豪雨の記憶を忘れない。オレンジラインとは
駅の高架下にしるされた、オレンジ色のラインが見えますか?
この「オレンジライン」の高さは、街を西から東へ流れる小田川の堤防の高さと同じ、地上から約5メートルに位置します。
箭田(やた)地区のまちづくり推進協議会のかたが過去の水害の経験をふまえたうえで「最悪のとき、ここまで水が来る」と訴え、平成30年7月豪雨の2年前に塗ったものです。
実際、平成30年7月豪雨ではこの「オレンジライン」まで浸水したとのこと。
令和元年時点では穏やかな風景が広がっていますが、「災害を風化させない取り組みも決して忘れてはならない」と、改めて感じました。
より近くで井原鉄道の列車を眺められるスポット。
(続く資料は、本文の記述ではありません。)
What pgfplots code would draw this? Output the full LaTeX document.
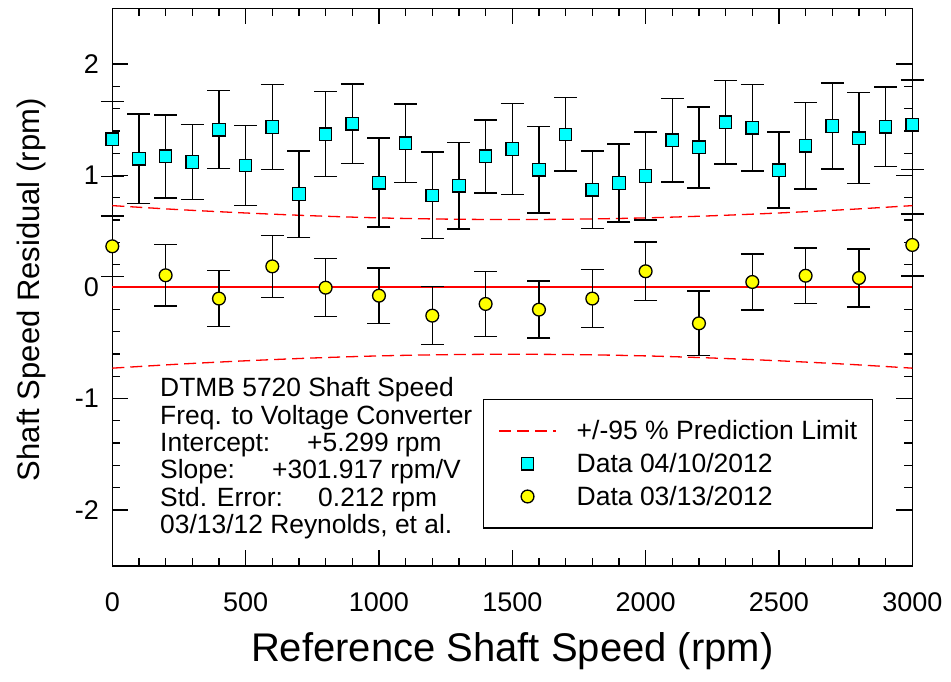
\documentclass[border=0pt]{standalone}
\usepackage{fontspec}
\setmainfont{Liberation Sans}
\usepackage{pgfplots}
\usepackage{pgfplotstable}
\pgfplotsset{compat=1.18}
\definecolor{sqcyan}{RGB}{0,255,255}
\definecolor{dotyellow}{RGB}{255,255,0}

% data 04/10/2012 (squares)
\pgfplotstableread{
x y e
0 1.327 0.335
100 1.151 0.400
200 1.172 0.372
300 1.121 0.335
400 1.411 0.350
500 1.091 0.358
600 1.435 0.381
700 0.834 0.388
800 1.372 0.382
900 1.465 0.357
1000 0.936 0.399
1100 1.289 0.352
1200 0.822 0.389
1300 0.909 0.389
1400 1.172 0.328
1500 1.238 0.409
1600 1.052 0.387
1700 1.369 0.329
1800 0.873 0.347
1900 0.933 0.350
2000 0.996 0.394
2100 1.316 0.376
2200 1.253 0.363
2300 1.477 0.375
2400 1.429 0.387
2500 1.049 0.341
2600 1.267 0.387
2700 1.444 0.386
2800 1.336 0.408
2900 1.438 0.356
3000 1.456 0.400
}\sqdata

% data 03/13/2012 (circles)
\pgfplotstableread{
x y e
0 0.365 0.270
200 0.105 0.275
400 -0.104 0.250
600 0.185 0.277
800 -0.006 0.260
1000 -0.078 0.250
1200 -0.257 0.260
1400 -0.152 0.290
1600 -0.203 0.255
1800 -0.104 0.260
2000 0.141 0.262
2200 -0.326 0.290
2400 0.045 0.250
2600 0.101 0.250
2800 0.081 0.260
3000 0.377 0.280
}\circdata

% prediction limits
\pgfplotstableread{
x up lo
0 0.730 -0.728
250 0.694 -0.692
500 0.664 -0.662
750 0.639 -0.637
1000 0.620 -0.618
1250 0.609 -0.607
1500 0.605 -0.603
1750 0.609 -0.607
2000 0.620 -0.618
2250 0.639 -0.637
2500 0.664 -0.662
2750 0.694 -0.692
3000 0.730 -0.728
}\limdata

\begin{document}
\begin{tikzpicture}
\useasboundingbox (0,0) rectangle (951pt,681pt);
\begin{axis}[
    at={(112.3pt,115.3pt)}, anchor=south west,
    width=800pt, height=557.4pt, scale only axis,
    xmin=0, xmax=3000, ymin=-2.5, ymax=2.5,
    xtick={0,500,1000,1500,2000,2500,3000},
    xticklabels={0,500,1000,1500,2000,2500,3000},
    ytick={-2,-1,0,1,2},
    yticklabels={-2,-1,0,1,2},
    minor x tick num=4, minor y tick num=4,
    tick align=inside, xtick pos=both, ytick pos=both,
    major tick length=16pt, minor tick length=8pt,
    axis line style={line width=1.6pt},
    every tick/.style={black, line width=1.3pt},
    tick label style={font=\fontsize{27}{27}\selectfont},
    xticklabel style={yshift=-23pt},
    yticklabel style={xshift=-10pt},
    xlabel={Reference Shaft Speed (rpm)},
    ylabel={Shaft Speed Residual (rpm)},
    xlabel style={font=\fontsize{40}{40}\selectfont, at={(axis description cs:0.5,-0.153)}, anchor=center},
    ylabel style={font=\fontsize{31}{31}\selectfont, at={(axis description cs:-0.101,0.495)}, anchor=center},
    clip=false,
    legend cell align=left,
    legend image code/.code={\draw[mark repeat=2, mark phase=2, #1] plot coordinates {(0pt,0pt) (28.5pt,0pt) (57pt,0pt)};},
    legend style={at={(axis description cs:0.463,0.299)}, anchor=north west,
        draw=black, line width=1.4pt,
        font=\fontsize{26.5}{26.5}\selectfont,
        inner xsep=15pt, inner ysep=21pt, row sep=12pt, column sep=20pt,
        nodes={inner sep=0pt}},
]
\addplot[red, line width=1.3pt, dash pattern=on 12pt off 6pt, smooth] table[x=x, y=up] {\limdata};
\addlegendentry{+/-95 \% Prediction Limit}
\addplot[red, line width=1.3pt, dash pattern=on 12pt off 6pt, smooth, forget plot] table[x=x, y=lo] {\limdata};
\addplot[red, line width=1.5pt, forget plot] coordinates {(0,0) (3000,0)};

\addplot[black, only marks, mark=square*, mark size=6.2pt,
    mark options={fill=sqcyan, line width=1.3pt},
    error bars/.cd, y dir=both, y explicit,
    error bar style={line width=1.5pt},
    error mark options={rotate=90, mark size=11.5pt, line width=1.5pt}]
    table[x=x, y=y, y error=e] {\sqdata};
\addlegendentry{Data 04/10/2012}

\addplot[black, only marks, mark=*, mark size=6.4pt,
    mark options={fill=dotyellow, line width=1.3pt},
    error bars/.cd, y dir=both, y explicit,
    error bar style={line width=1.5pt},
    error mark options={rotate=90, mark size=11.5pt, line width=1.5pt}]
    table[x=x, y=y, y error=e] {\circdata};
\addlegendentry{Data 03/13/2012}

\node[anchor=north west, align=left, inner sep=0pt,
    font=\fontsize{26.4}{27.3}\selectfont] at (axis cs:179,-0.813)
    {DTMB 5720 Shaft Speed\\
     Freq. to Voltage Converter\\
     \makebox[147pt][l]{Intercept:}+5.299 rpm\\
     \makebox[112pt][l]{Slope:}+301.917 rpm/V\\
     \makebox[158pt][l]{Std. Error:}0.212 rpm\\
     03/13/12 Reynolds, et al.};
\end{axis}
\end{tikzpicture}
\end{document}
備中呉瀬(びっちゅうくれせ)駅について
次は、真備町の西側の呉妹(くれせ)地区へ。
真備町を走る井原鉄道はほとんど高架上を走りますが、この路線はほぼ車道と変わらない位置の線路を走るため、より近くに眺められるスポットです。
取材した令和元年10月5日は、ちょうど稲刈りが始まり、コンバイン(稲刈り機)で稲を刈るようすを見られました。
豊かに実った稲穂が垂れ、収穫の時を今か今かと待ちわびています。
これからの秋の行楽シーズン、井原鉄道の電車でのんびり真備町へ訪れて、ゆっくりこの風景を眺め、新鮮な空気を味わってみてはいかがでしょうか。
令和元年7月、井原鉄道から眺める真備町の「今」
井原鉄道の車窓から撮影した真備町の令和元年の「今」を映した動画もあるで、ぜひ見て下さい。
平成30年7月豪雨の爪痕は残っている、けれども復興が少しずつ進んでいるようすが眺められます。
おわりに
この記事は、写真撮影を「第13回倉敷春宵あかり2019」の記事で協力してもらった佐々木敏行さんにお願いしました。
筆者の思いや要望を伝えて撮影をしていただき、出来上がった写真の優しい真備町の光景に思わず胸が熱くなりました。
平成30年7月豪雨直後は、災害ごみの山が続いた井原鉄道の高架下。
今ではたくさんのかたの協力により、真備町は本来の光景を少しずつ取り戻しつつあります。
井原鉄道の列車が走り、「がたんごとん」という音が響く。
そして、まちづくりのかたやボランティアのかたが植えた花壇には季節の花が咲き、田んぼにはたくさんの稲穂が実りました。
令和元年の真備町の秋の美しさが、たくさんのひとに届きますように。